Dania Pirogov
The light comes from underground
FUTURO Gallery presents Dani Pirogov's solo project "Light Comes from Underground." Specifically for the exhibition, the artist will completely transform the gallery space, creating a new large-scale installation and a series of 10 studio works on plywood.
The artist will alter the exhibition's traditional logic, reorganizing the viewer's movement and engaging them in a play with space: swapping the display podiums and viewing areas. A key element in this process will be a man-made cave-like shell made of tracing paper, conceived as a portal to a real cave in the Nizhny Novgorod region.
The project's theme is connected to the exploration of underground spaces and the states that arise during immersion in the unknown and inexplicable.
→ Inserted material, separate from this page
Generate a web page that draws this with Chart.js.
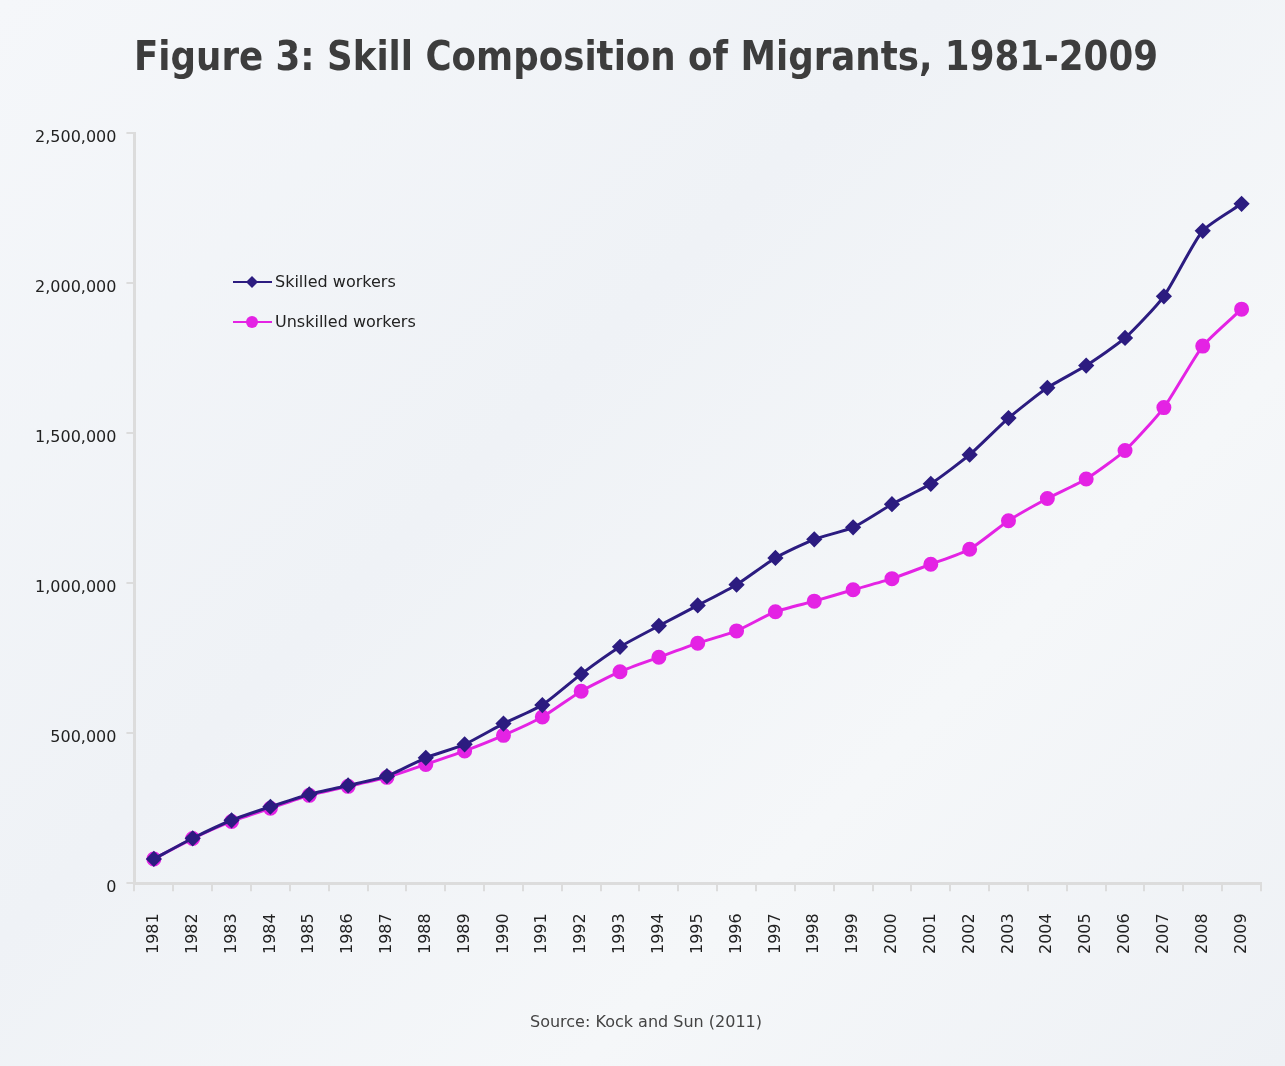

The artist works with chthonic imagery, balancing between recognizable forms and abstraction. By encountering them, the viewer undergoes an immersive experience—an encounter with darkness and one's own shadow—and only then discovers the light that emerges in the artist's works as a result of this movement.
While plywood was used in previous projects to create three-dimensional sculptures and large-scale installations, in the new exhibition, the material becomes a surface for graphic images applied with brushes, acrylic markers, and metal brushes. The artist's scratching technique emphasizes the layering and alludes to the structure of the earth, which in the "Earth-Born" series is inhabited by non-human, subterranean creatures, and in the "Revelations" series, by the silhouettes of birds, one of the key and recurring images in the artist's practice.
The artist's interest in the theme of underground spaces emerged in 2023 during a residency with the FUTURO gallery, while exploring caves and karst sinkholes in the Nizhny Novgorod region. The artist continues to work with this territory—many studio projects, including the current one, contain references to this area. The project is a logical continuation of Pirogov's artistic practice: in his previous solo project, "Wild Underground" (Triumph Gallery, 2025), the artist addressed the theme of primordial chaos and the elemental power of the earth. In the installation "Undermining" (exhibition "Undark Ages: Stories about the Middle Ages and Academicism" at the GES-2 Community Center, 2025-2026), monsters from bestiaries "break through" the wall of the exhibition space.
The exhibition "Light Comes from Underground" maintains the tension between the ordered gallery space and the chaotic, alien black structures. However, here Pirogov's subjects lose their visual aggression and dynamism, and the darkness becomes a route to an inexplicable, barely penetrating light.